Time was when the President sent his State of the Union message to the Congress in written form, the live delivery of which did not begin until Woodrow Wilson, and really not annually until FDR began a tradition of a speech to both houses of Congress.

Republicans, through some highly creative gerrymandering, have retained control of the House of Representatives, albeit with somewhat less puissance than in the last congress.  They are now scrambling to reinvent themselves to a demographically metamorphosized electorate consisting of more young, Latino and African-American voters who do not buy Republican theories of less government, less health care, more military spending and low taxes on  super wealthy "job creators," many of whom collect dividends and do nothing in particular to create anything except an unusual amount of bloviation.   That left of center demographic grew dramatically between 2008 and 2012.  Even people like Newt Gingrich applauded the competence of the democratic campaign for its efficiency and delivery of its message.

Following the President's speech, a visibly nervous, hyperactive and perspiring Marco Rubio pleaded for an agenda that sounded like a retread of Mitt Romney's campaign stump speeches.   Aggressively accusing the President of trying to wreck Social Security, the National defense and pleading the standard rightist arguments for less government, he excoriated a lack of free choice under Obamacare,  unfettered support for the second amendment, and various other shopworn Republican trickle-down bromides. Leaning over for a drink of water as his rapid fire speech patterns betrayed a bit of stage fright, this being his first nationally televised appearance, he seemed, as a CBS commentator said,  looked like a light fixture had fallen on his head.

In all fairness to young Rubio, who is only 41, and anointed on the cover of Time Magazine as the "Republican Savior" on its most recent cover, he was alone in a room and competing with the President who received a standing ovation every other sentence, and spoke for an hour. Rubio's appeal to prayer and to God is becoming less and less believable to voters as America increasingly secularizes.

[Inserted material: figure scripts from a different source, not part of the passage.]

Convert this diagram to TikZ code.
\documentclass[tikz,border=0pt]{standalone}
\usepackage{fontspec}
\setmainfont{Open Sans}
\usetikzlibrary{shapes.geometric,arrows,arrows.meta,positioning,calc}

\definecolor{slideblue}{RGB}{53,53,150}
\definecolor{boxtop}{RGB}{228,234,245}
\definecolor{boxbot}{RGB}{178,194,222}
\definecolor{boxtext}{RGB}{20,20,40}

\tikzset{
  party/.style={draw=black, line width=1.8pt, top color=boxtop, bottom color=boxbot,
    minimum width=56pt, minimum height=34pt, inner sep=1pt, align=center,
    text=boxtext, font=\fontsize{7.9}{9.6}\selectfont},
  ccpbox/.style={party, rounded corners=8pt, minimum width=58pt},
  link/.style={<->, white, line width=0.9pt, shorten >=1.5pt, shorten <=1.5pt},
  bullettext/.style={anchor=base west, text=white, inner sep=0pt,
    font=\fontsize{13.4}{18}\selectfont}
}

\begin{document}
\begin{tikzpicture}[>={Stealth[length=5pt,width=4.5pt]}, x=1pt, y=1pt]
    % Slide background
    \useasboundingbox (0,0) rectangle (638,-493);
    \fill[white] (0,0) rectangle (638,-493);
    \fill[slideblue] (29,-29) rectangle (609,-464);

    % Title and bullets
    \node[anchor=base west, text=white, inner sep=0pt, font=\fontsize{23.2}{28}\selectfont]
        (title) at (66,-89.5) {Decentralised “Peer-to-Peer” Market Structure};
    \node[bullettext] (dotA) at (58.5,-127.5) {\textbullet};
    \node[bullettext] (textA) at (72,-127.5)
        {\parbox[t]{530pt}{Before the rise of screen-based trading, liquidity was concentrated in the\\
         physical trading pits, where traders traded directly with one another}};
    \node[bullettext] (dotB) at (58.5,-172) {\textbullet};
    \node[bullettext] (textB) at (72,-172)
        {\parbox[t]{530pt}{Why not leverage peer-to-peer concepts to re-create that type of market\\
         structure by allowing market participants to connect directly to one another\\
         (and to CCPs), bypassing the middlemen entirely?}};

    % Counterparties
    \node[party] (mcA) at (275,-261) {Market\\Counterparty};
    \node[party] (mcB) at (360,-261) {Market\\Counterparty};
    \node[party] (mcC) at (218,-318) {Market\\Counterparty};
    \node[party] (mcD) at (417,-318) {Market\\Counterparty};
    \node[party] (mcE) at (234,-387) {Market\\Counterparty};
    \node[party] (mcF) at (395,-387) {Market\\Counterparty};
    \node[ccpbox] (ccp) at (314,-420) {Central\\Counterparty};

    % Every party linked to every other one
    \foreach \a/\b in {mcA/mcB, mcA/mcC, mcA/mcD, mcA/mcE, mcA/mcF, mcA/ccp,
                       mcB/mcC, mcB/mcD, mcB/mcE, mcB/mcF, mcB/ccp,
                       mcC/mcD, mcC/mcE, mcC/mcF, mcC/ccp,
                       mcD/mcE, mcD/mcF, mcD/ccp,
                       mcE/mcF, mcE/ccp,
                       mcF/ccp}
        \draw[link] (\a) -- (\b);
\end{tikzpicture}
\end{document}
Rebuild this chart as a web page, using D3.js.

Marco Rubio, nevertheless, seemingly tone-deaf delivered a message that had been repudiated by the electorate just two months ago.


If Rubio is counting on the electorate to move back to the right in 2016, he should do some real hard thinking about that prospect.  Telling the story of his humble origins only goes so far.
One could reasonably extrapolate that in another 4 years, the electorate will be even less receptive to Rubio's message than it was to Mitt Romney's this time around.  

The idea that America is polarized is true, but one side of the polarity growing, whilst the other is shrinking.  So if Republicans want to win another election they will have to continue to suppress voter rights, keep brainy immigrants out, or send out a different message. Protecting special interests and wealthy donors cannot be part of that message.  All of the Super PAC candidates lost despite the efforts of Carl Rove, Sheldon Adelson, the Koch brothers, and others of their ilk.

If you watch a rerun of the SOU speech please note that John Boehner did not applaud when the President asked for a law to make it easier for people to vote; he was fearful of not keeping his tea party minions as large a plurality.